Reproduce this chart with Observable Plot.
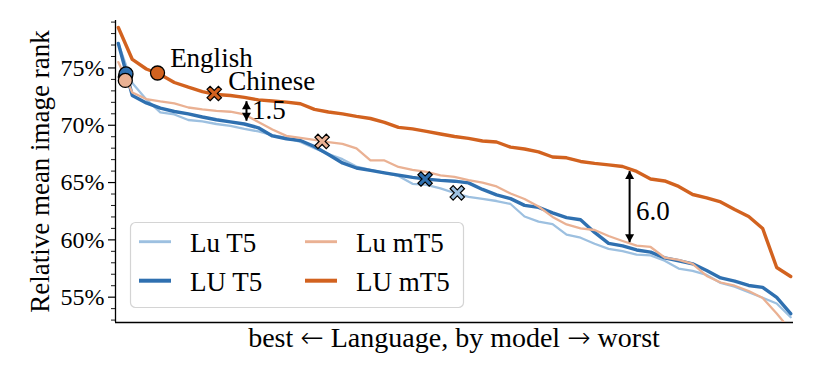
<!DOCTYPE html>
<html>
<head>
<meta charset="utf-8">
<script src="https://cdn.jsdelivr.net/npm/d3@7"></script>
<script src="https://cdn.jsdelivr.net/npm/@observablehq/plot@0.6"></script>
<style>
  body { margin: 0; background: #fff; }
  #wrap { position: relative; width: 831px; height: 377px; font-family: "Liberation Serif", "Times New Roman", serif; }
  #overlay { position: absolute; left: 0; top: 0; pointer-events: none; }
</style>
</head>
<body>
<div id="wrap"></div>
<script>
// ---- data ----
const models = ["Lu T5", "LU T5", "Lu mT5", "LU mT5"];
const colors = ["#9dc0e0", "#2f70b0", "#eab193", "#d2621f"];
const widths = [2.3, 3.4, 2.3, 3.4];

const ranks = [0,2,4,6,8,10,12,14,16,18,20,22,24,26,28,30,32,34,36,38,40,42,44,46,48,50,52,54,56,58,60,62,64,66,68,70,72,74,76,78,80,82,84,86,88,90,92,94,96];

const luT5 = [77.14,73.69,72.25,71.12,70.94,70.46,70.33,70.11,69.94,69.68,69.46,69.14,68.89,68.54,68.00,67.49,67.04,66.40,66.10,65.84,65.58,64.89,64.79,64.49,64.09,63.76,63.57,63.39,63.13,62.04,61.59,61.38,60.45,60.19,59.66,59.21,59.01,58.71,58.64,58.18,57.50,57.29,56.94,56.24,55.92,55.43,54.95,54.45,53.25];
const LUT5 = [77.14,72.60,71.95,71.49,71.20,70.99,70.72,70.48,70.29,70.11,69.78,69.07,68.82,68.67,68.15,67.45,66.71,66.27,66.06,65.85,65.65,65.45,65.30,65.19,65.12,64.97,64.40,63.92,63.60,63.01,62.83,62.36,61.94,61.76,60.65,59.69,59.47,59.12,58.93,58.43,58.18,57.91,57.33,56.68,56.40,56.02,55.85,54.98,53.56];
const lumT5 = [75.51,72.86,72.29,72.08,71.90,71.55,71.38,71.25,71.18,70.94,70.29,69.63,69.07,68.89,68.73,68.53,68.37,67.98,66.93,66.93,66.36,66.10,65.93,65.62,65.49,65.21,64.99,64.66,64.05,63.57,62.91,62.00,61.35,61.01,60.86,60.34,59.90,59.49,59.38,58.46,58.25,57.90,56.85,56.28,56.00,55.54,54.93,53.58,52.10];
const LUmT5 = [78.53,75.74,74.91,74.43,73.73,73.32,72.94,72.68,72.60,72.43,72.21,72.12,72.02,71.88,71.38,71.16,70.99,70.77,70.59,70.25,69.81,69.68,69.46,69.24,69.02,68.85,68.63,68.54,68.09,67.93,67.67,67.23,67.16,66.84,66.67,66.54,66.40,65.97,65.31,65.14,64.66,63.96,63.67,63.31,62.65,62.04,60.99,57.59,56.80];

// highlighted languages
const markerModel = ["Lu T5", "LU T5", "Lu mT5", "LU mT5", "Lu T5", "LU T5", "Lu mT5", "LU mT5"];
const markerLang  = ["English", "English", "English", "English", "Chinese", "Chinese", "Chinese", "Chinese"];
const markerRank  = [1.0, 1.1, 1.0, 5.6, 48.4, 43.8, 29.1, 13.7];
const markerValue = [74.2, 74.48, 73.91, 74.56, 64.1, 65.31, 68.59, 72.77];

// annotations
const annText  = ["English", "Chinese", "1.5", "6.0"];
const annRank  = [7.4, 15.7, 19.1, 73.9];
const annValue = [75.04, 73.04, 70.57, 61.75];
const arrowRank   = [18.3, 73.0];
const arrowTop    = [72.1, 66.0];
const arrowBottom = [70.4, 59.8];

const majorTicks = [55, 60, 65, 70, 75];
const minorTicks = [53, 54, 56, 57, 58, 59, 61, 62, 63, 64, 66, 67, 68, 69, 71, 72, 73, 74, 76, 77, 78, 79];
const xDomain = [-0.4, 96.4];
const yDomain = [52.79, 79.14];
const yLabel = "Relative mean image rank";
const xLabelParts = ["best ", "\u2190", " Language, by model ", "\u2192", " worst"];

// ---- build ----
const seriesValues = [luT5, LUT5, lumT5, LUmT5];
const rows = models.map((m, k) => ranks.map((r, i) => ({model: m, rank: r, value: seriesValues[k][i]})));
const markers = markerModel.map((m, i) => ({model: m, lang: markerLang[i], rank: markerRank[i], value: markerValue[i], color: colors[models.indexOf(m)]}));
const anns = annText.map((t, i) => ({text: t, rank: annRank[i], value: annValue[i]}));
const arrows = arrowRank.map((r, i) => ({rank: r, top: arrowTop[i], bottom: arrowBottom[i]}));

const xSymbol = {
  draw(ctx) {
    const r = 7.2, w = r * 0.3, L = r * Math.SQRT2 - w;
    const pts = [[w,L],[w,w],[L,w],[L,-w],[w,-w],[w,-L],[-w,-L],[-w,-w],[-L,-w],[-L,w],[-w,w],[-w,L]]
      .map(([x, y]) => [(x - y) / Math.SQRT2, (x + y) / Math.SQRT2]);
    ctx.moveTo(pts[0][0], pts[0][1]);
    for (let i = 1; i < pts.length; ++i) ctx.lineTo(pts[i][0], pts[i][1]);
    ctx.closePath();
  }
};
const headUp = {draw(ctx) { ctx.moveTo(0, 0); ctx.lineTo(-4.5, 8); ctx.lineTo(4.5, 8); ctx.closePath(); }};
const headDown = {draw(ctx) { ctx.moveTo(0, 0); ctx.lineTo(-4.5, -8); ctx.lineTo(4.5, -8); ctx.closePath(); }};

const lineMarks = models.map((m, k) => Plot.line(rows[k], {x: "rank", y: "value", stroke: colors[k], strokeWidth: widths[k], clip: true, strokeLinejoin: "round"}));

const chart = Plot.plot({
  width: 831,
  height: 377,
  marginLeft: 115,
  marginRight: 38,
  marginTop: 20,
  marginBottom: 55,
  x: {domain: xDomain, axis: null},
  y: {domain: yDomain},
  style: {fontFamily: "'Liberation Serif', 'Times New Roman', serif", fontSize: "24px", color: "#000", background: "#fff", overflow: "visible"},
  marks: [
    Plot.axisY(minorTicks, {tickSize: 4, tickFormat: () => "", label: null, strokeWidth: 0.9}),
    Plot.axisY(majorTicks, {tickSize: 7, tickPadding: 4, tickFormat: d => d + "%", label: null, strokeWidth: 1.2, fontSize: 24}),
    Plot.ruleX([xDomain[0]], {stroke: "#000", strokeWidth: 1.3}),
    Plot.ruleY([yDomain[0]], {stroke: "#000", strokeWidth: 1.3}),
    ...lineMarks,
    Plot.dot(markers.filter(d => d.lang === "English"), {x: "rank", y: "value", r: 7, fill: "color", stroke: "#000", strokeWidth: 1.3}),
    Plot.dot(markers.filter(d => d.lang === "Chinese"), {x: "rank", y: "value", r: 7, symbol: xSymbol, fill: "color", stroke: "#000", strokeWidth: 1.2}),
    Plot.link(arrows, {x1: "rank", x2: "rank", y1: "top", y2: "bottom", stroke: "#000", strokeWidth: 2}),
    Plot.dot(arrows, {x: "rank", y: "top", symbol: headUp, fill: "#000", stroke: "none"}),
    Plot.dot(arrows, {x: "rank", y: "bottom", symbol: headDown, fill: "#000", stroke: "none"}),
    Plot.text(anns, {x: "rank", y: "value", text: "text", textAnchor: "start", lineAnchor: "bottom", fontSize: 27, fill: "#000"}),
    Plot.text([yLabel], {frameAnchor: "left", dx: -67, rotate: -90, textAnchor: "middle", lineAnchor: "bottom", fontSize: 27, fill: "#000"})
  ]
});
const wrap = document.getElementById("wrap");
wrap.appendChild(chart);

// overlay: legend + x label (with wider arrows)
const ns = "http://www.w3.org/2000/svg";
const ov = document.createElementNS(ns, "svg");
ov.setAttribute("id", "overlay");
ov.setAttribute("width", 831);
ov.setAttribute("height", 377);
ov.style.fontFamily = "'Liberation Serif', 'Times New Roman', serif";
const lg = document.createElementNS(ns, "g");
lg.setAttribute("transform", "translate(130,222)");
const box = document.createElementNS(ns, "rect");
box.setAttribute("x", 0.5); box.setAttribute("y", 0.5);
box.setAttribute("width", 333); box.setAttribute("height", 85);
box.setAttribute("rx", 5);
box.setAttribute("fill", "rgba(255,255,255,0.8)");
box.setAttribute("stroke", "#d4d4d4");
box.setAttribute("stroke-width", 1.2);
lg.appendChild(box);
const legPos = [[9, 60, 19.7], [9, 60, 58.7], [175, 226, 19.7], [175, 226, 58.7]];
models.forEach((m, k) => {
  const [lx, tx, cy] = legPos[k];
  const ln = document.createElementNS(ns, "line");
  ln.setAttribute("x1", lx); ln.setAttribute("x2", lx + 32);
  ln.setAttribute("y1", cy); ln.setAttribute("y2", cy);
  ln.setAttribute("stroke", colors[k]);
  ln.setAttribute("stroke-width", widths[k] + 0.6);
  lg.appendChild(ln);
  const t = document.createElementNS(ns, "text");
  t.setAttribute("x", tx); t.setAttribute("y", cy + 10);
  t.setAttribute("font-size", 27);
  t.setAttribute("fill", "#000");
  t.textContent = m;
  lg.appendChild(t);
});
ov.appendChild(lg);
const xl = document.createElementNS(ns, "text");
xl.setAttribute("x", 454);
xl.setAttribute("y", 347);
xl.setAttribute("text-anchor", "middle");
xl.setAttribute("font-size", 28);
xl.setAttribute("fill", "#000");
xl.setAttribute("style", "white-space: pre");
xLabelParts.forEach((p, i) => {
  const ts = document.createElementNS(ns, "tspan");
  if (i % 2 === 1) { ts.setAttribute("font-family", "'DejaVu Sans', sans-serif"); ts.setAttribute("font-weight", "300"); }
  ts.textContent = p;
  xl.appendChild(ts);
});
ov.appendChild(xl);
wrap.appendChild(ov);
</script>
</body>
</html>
************
### Given problem
Count the lines above that contain the word "chart". Give only the number.

### Solution to the problem
3